It was widely believed that the US would be in a recession by now, but that is not the case – it’s one of several 2023 forecasts that didn’t play out exactly how many thought it would.
As the year comes to an end, Marcus & Millichap looked at commercial real estate’s asset classes to determine which ones underperformed compared to expectations set going into 2023 and which overperformed.
The 5.2% GDP growth in the third quarter really reiterated just how far off those recession predictions were, said John Chang, Executive Vice President of National Research and Advisory Services for Marcus & Millichap in his firm’s recent news video.
“At this point, we’re estimating 2023 will deliver economic growth in the 2.5% range, which is actually a really strong showing,” he said.
Additionally, the US will add about 2.7 million jobs in 2023 with a still low unemployment rate.
“At the same time, retail sales have aligned perfectly for a soft landing with total purchases increasing by just 0.2% on an inflation-adjusted basis,” Chang said.
The headline CPI number started the year at 6.4% and stood at half that level, just 3.2%, as of October.
Core PCE, the inflation metric most closely monitored by the Federal Reserve, also fell significantly from 4.9% at the start of the year to 3.5% in October.
Both inflation measurements are expected to decline further by the end of the year, he said.
The other widely expected event that failed to materialize was a wave of commercial real estate-driven bank closures, according to the video.

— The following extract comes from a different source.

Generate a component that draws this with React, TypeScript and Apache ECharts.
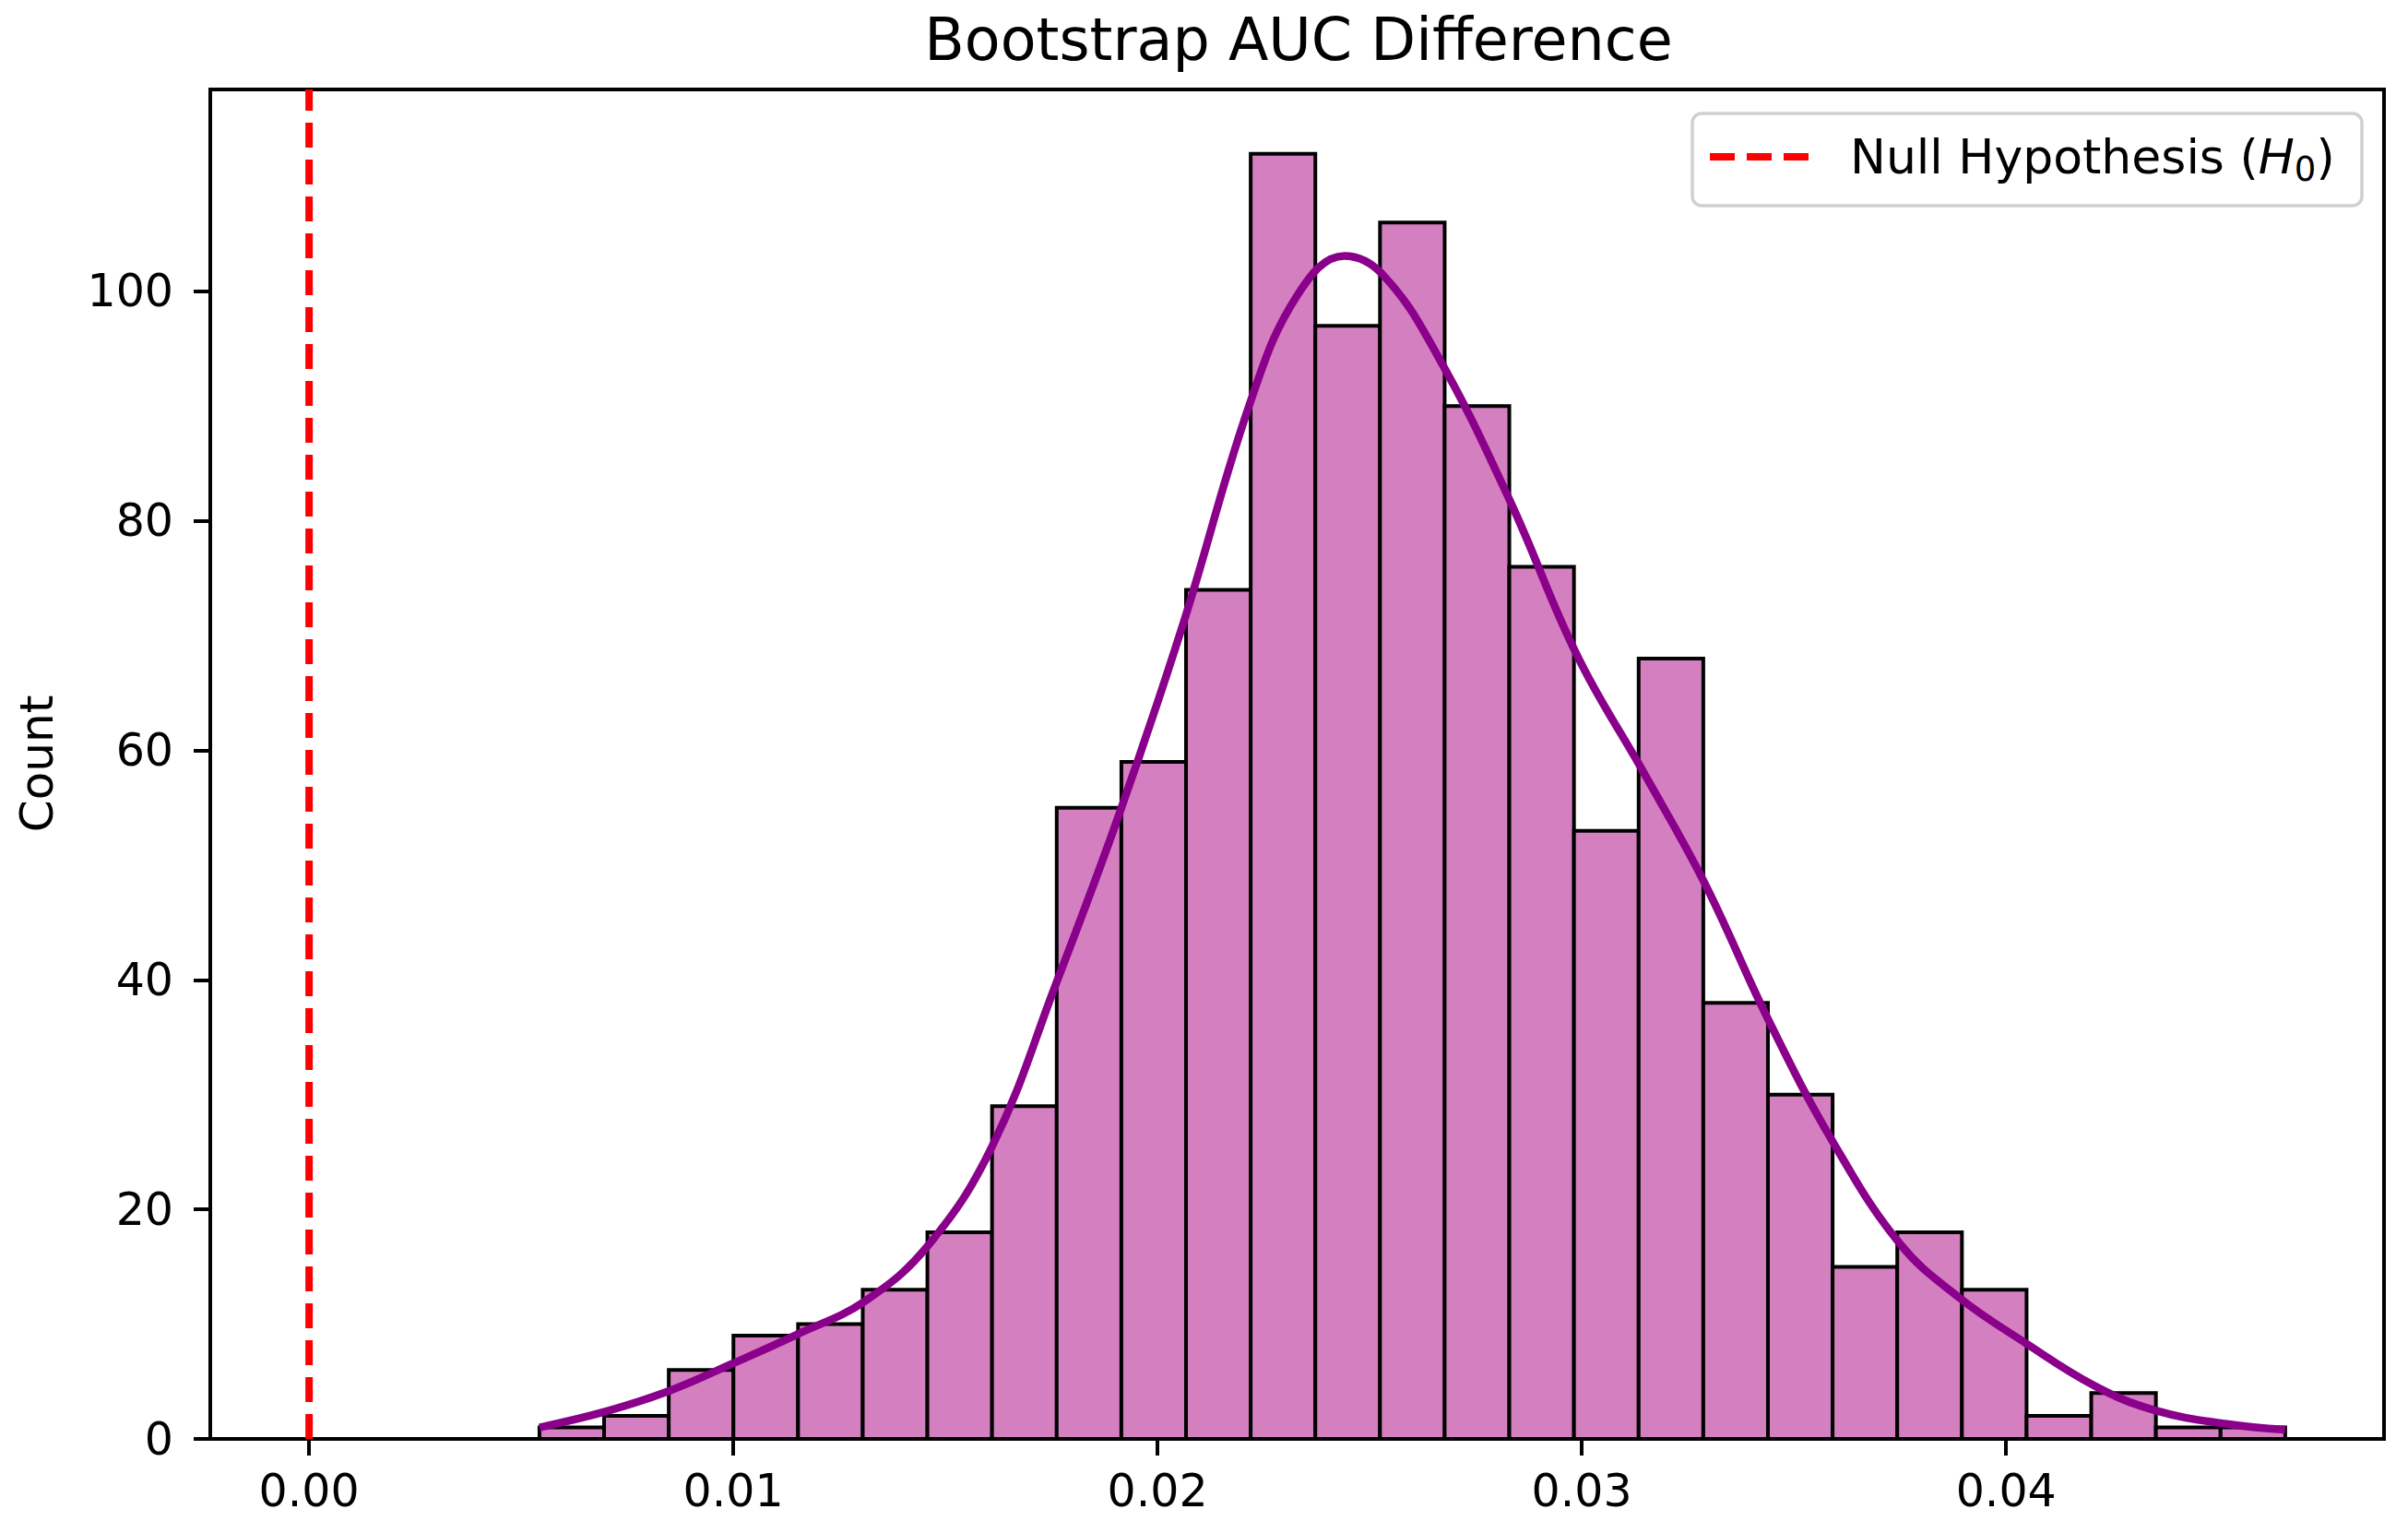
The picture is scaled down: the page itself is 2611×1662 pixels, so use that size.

“Although a few banks were shuttered, none of those closures were caused by a wave of bad real estate debt,” Chang said. “One of the ideas driving the bank failure dialogue was the widely held expectation that commercial real estate would face significant distress, and many believed a wave of delinquencies would hit the market.
“And yes, a few properties did shake loose, and some investors did hand the keys back to lenders, but the distress was more of a trickle than a wave.”
He said that both the Federal Reserve and the FDIC rapidly backstop banks and their guidance on commercial real estate extensions and workouts appears to have staved off a lot of the commercial real estate risk, at least thus far.
The CMBS delinquency rate of just 4.6% likely beats most people’s expectations.
“From a property fundamental standpoint, the market did better than expected but not as good as we would’ve liked,” Chang said.
Apartment vacancies are expected to end 2023 at 5.7%, about 80 basis points above year end 2022.
But considering a record 420,000 new units were added this year, inventory growth of 2.2%, an 80-basis point rise in vacancy isn’t bad, according to Chang.
“Office is another property type that probably exceeded expectations is office, not because it performed well, but because expectations were so low,” he said.
Marcus & Millichap anticipates the office vacancy rate will close 2023 at 17.6%, up 140 basis points from last year. Large, older urban office buildings have fared worse than smaller, newer office buildings located in the suburbs and smaller cities.
As for retail, Marcus & Millichap anticipates the vacancy rate will close 2023 about 10 basis points higher than last year at 4.7% — that’s for all retail, including both multi-tenant and single-tenant properties.
Focusing in on just multi-tenant retail, the year-end vacancy rates should land around 5.2 or 5.3%, which would be the lowest year-end multi-tenant vacancy rate on record back to at least 2007, Chang said.
“At the beginning of 2023, I don’t think anyone expected record retail sales, nor were they expecting the multi-tenant vacancy rate to end 2023 at a record low,” Chang said.
“Now unlike office, people’s expectations for industrial properties this year were quite high and ultimately we’re expecting to see annual absorption of around 175 million square feet, which will give us a vacancy rate in the upper 4% range, about 120 basis points above the close of 2022.”
Like apartments, industrial construction was a major factor with a record 400 million square feet delivered in 2023.
“But looking under the surface, over half of the newly added space falls in just 10 markets,” Chang said. “Most areas of the country saw little development.”
Looking back on 2023, Chang said that both the economy and commercial real estate generally outperformed expectations.
“It certainly wasn’t the best year on record, but all things considered, it looks like we dodged a bullet,” Chang said.